What is causing this? The default explanation of many commentators is that this must derive from economic concerns and anxieties. The emerging national collectivist politics is seen as the response of angry left behind voters who have not benefitted from globalization. This suggests that their discontent can be assuaged, and the genie put back in its bottle, by appropriate economic policy. Deeper research shows that this is not the case. The work of people such as Eric Kaufmann in his book Whiteshift: Population, Immigration, and the Future of White Majorities and John Judis in The Nationalist Revival: Trade, Immigration, and the Revolt against Globalization, suggests that the real underlying factor is a set of deep concerns and anxieties about identity and a feeling that the world is changing or has changed in a way that is disruptive and too rapid. Sentiments of this kind are much more difficult to address and may require much more difficult shifts in policy that will be (rightly) unacceptable to many. That means that the emerging division is likely to persist and will probably become the new primary aligning issue.

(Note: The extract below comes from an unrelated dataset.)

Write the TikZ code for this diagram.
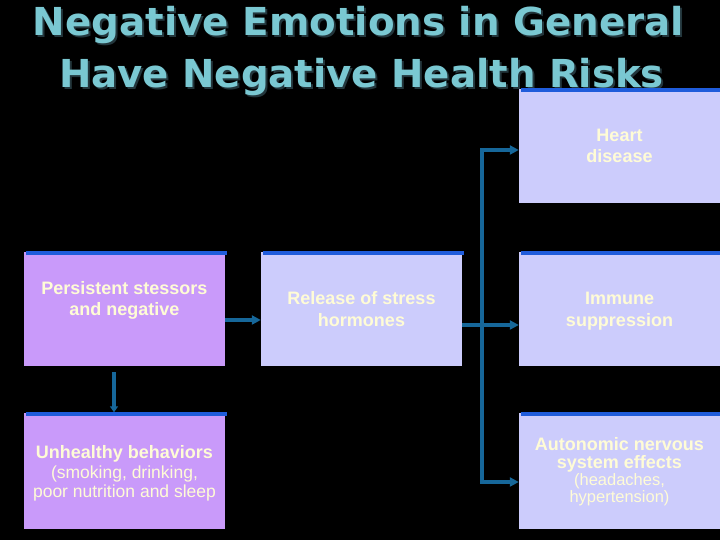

What of the United States? Here the realignment is well under way and will probably be complete in another four years. As has been the case since the 1860s the realignment will see the transformation of one or both of the major parties and large shifts in voting patterns. The Republican Party is clearly becoming an American nationalist (national collectivist) party, combining economic nationalism and government intervention to favor certain business interests, nativism, and foreign policy unilateralism. The Democratic Party will probably emerge as the cosmopolitan liberal party, supporting free trade and (broadly) free markets together with egalitarianism, foreign policy globalism, and support for immigration. This however will probably involve several splits and serious ructions. Interesting times.